Такой вопрос: как вы считаете, что помогло вам победить в этой войне?

Значит, Илья, я тебе приведу такой пример. Как-то поздней осенью 1944 года я был дежурным по батарее. Прохожу по местам, смотрю: в землянке горит огонь. Вхожу и вижу: сидит мой земляк и друг Коля Круговых и что-то пишет. Спрашиваю: «Что, Коля? Письмо пишешь?» «Нет, Саша, - говорит он мне, - роман пишу». Я только удивился тому: «У тебя же образование сколько? Да и потом: это же выдержка нужна.» «Терпение и труд все перетрут», - сказал он мне. И что же? Написал Коля, Николай Петрович Круговых, свой роман. Белорусское издательство издало его большим тиражом. И стал он известным белорусским писателем. Так вот, я хочу сказать, что этим лозунгом, а именно - «терпение и труд все перетрут», мы как раз и руководствовались при достижении этой победы. (Круговых Николай Петрович, 1926 г. рождения, уроженец деревни Средний Егорлык Ростовской области. Служил в армии, воевал в войсках ПВО. Окончил истфак Белорусского университета и высшие литературные курсы. Автор многих повестей и романов, в том числе таких известных, как «Юрка — сын командира», «Дорога в мужество» и др. Скончался в 1994 г. - Примечание И.В.)

Расскажите о вашей послевоенной службе в рядах Советской Армии.
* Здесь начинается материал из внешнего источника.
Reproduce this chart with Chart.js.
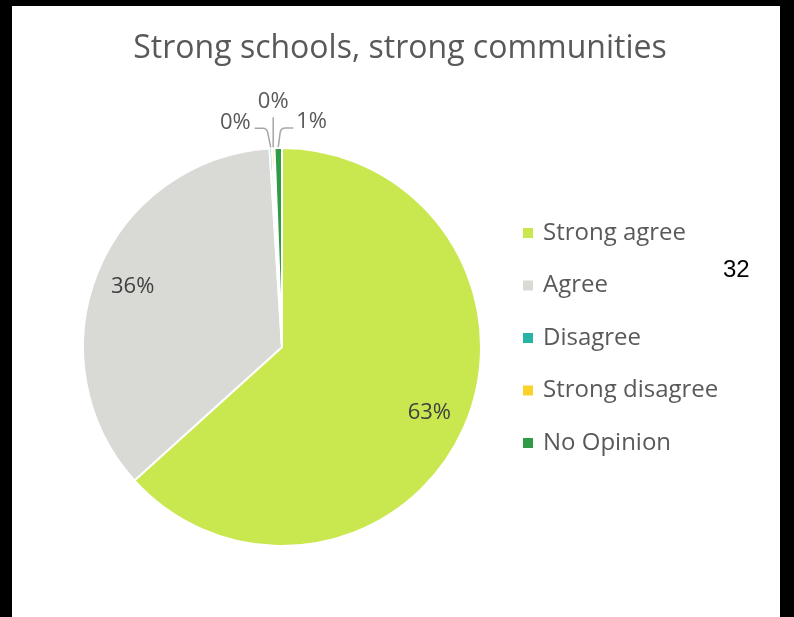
<!DOCTYPE html>
<html>
<head>
<meta charset="utf-8">
<script src="https://cdn.jsdelivr.net/npm/chart.js@4/dist/chart.umd.min.js"></script>
<style>
  html, body { margin: 0; padding: 0; background: #000; }
  body { width: 794px; height: 617px; position: relative; overflow: hidden; }
  #sheet { position: absolute; left: 12px; top: 6px; width: 768px; height: 611px; background: #fff; }
  #sheet canvas { position: absolute; left: 0; top: 0; }
  #pageNo { position: absolute; left: 723px; top: 255px; font: 24px "Liberation Sans", Arial, sans-serif; color: #000; }
</style>
</head>
<body>
<div id="sheet"><canvas id="pie" width="768" height="611"></canvas></div>
<div id="pageNo">32</div>
<script>
const TITLE = "Strong schools, strong communities";
const CATEGORIES = ["Strong agree", "Agree", "Disagree", "Strong disagree", "No Opinion"];
const VALUES = [63.3, 35.7, 0.2, 0.2, 0.6];
const COLORS = ["#c9e850", "#d9d9d6", "#25b5a2", "#fcd22a", "#2f9b47"];

const FONT = "'Open Sans', Lato, sans-serif";
const TEXT_GRAY = "#595959";

// title centred on the whole sheet, not on the pie
const sheetTitle = {
  id: "sheetTitle",
  afterDraw(chart) {
    const ctx = chart.ctx;
    ctx.save();
    ctx.font = "32px " + FONT;
    ctx.fillStyle = TEXT_GRAY;
    ctx.textAlign = "center";
    ctx.textBaseline = "alphabetic";
    ctx.fillText(TITLE, chart.width / 2 + 4, 52);
    ctx.restore();
  }
};

// percentage labels: inside for big slices, outside with leader lines for tiny ones
const sliceLabels = {
  id: "sliceLabels",
  afterDatasetsDraw(chart) {
    const ctx = chart.ctx;
    const arcs = chart.getDatasetMeta(0).data;
    const vals = chart.data.datasets[0].data;
    const total = vals.reduce((a, b) => a + b, 0);
    let small = 0;
    ctx.save();
    ctx.font = "22px " + FONT;
    arcs.forEach((arc, i) => {
      const p = arc.getProps(["x", "y", "startAngle", "endAngle", "outerRadius"], true);
      const pct = Math.round(vals[i] / total * 100) + "%";
      const mid = (p.startAngle + p.endAngle) / 2;
      if (vals[i] / total > 0.03) {
        const r = p.outerRadius * 0.81;
        ctx.fillStyle = "#404040";
        ctx.textAlign = "center";
        ctx.textBaseline = "middle";
        ctx.fillText(pct, p.x + Math.cos(mid) * r, p.y + Math.sin(mid) * r);
        return;
      }
      const ax = p.x + Math.cos(mid) * (p.outerRadius + 1);
      const ay = p.y + Math.sin(mid) * (p.outerRadius + 1);
      const elbowY = ay - 19;
      ctx.strokeStyle = "#a6a6a6";
      ctx.lineWidth = 1.5;
      ctx.fillStyle = TEXT_GRAY;
      ctx.textBaseline = "middle";
      ctx.beginPath();
      ctx.moveTo(ax, ay);
      if (small === 0) {
        ctx.lineTo(ax - 3, elbowY + 4);
        ctx.quadraticCurveTo(ax - 4, elbowY, ax - 8, elbowY);
        ctx.lineTo(ax - 16, elbowY);
        ctx.stroke();
        ctx.textAlign = "right";
        ctx.fillText(pct, ax - 20, elbowY - 6);
      } else if (small === 1) {
        ctx.lineTo(ax, ay - 30);
        ctx.stroke();
        ctx.textAlign = "center";
        ctx.fillText(pct, ax, ay - 45);
      } else {
        ctx.lineTo(ax + 2, elbowY + 4);
        ctx.quadraticCurveTo(ax + 3, elbowY, ax + 7, elbowY);
        ctx.lineTo(ax + 15, elbowY);
        ctx.stroke();
        ctx.textAlign = "left";
        ctx.fillText(pct, ax + 18, elbowY - 6);
      }
      small++;
    });
    ctx.restore();
  }
};

// legend on the right, drawn from the chart's own labels/colours
const sideLegend = {
  id: "sideLegend",
  afterDraw(chart) {
    const ctx = chart.ctx;
    const labels = chart.data.labels;
    const colors = chart.data.datasets[0].backgroundColor;
    const x = 511, y0 = 227, step = 52.5, box = 10;
    ctx.save();
    ctx.font = "24px " + FONT;
    ctx.textBaseline = "middle";
    ctx.textAlign = "left";
    labels.forEach((lab, i) => {
      const y = y0 + i * step;
      ctx.fillStyle = colors[i];
      ctx.fillRect(x, y - box / 2, box, box);
      ctx.fillStyle = TEXT_GRAY;
      ctx.fillText(lab, x + 20, y);
    });
    ctx.restore();
  }
};

new Chart(document.getElementById("pie"), {
  type: "pie",
  data: {
    labels: CATEGORIES,
    datasets: [{
      data: VALUES,
      backgroundColor: COLORS,
      borderColor: "#ffffff",
      borderWidth: 2,
      hoverOffset: 0
    }]
  },
  options: {
    responsive: false,
    animation: false,
    layout: { padding: { top: 141, left: 70, right: 298, bottom: 70 } },
    plugins: {
      legend: { display: false },
      tooltip: { enabled: false },
      title: { display: false }
    }
  },
  plugins: [sliceLabels, sideLegend, sheetTitle]
});
</script>
</body>
</html>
После того, как закончилась война, началась демобилизация старших возрастов. Меня взяли работать в штаб дивизиона заведующим секретным делопроизводством. Проработал я там недолго. Где-то в августе месяце 1945 года нашу часть, отдельный зенитно-артиллерийский дивизион, расформировали за ненадобностью. Я подготовил свой архив к сдаче. Секретные документы, которые у меня хранились в архиве, нужно было мне отвести в Москву в государственный архив. Я поехал, но попросил начальника штаба дать мне в помощники моего давнего армейского другу Колю Круговых, того самого будушего писателя, с которым мы вместе служили. Мы отвезли и сдали документы в архив. После того, как мы вернулись, начальник политотдела дивизии, к которой относился наш дивизион, взял меня к себе работать секретарем политотдела. Там при политотделе была секретная часть, где велась переписка по партийной линии, где личные дела офицеров и политработников просматривались. Этим я и занимался. Прослужил я здесь до лета 1946 года. Потом дивизию расформировали, а на ее место передислоцировался из Восточной Пруссии корпус ПВО. Меня начальник политотдела корпуса взял к себе в политотдел работать. Когда корпус был расформирован, меня начальник той дивизии, которая дислоцировалась в Минске и не подлежала расформированию, взял к себе работать секретарем политотдела. Так продолжалось до октября 1947 года. Должность была офицерская, но меня, сержанта, все равно держали на этой должности. Начальник политотдела дивизии пытался меня утвердить в этой должности, чтобы мне платили деньги как офицеру, но ничего не получалось. Говорили: «Офицеров и так много в резерве!» Потом меня назначили в 13-й отдельный зенитно-артиллерийский дивизион. Так получилось, что там в основном служили те ребята, с которыми я воевал. Ну а раз они меня хорошо знали, то избрали секретарем бюро комсомола дивизиона.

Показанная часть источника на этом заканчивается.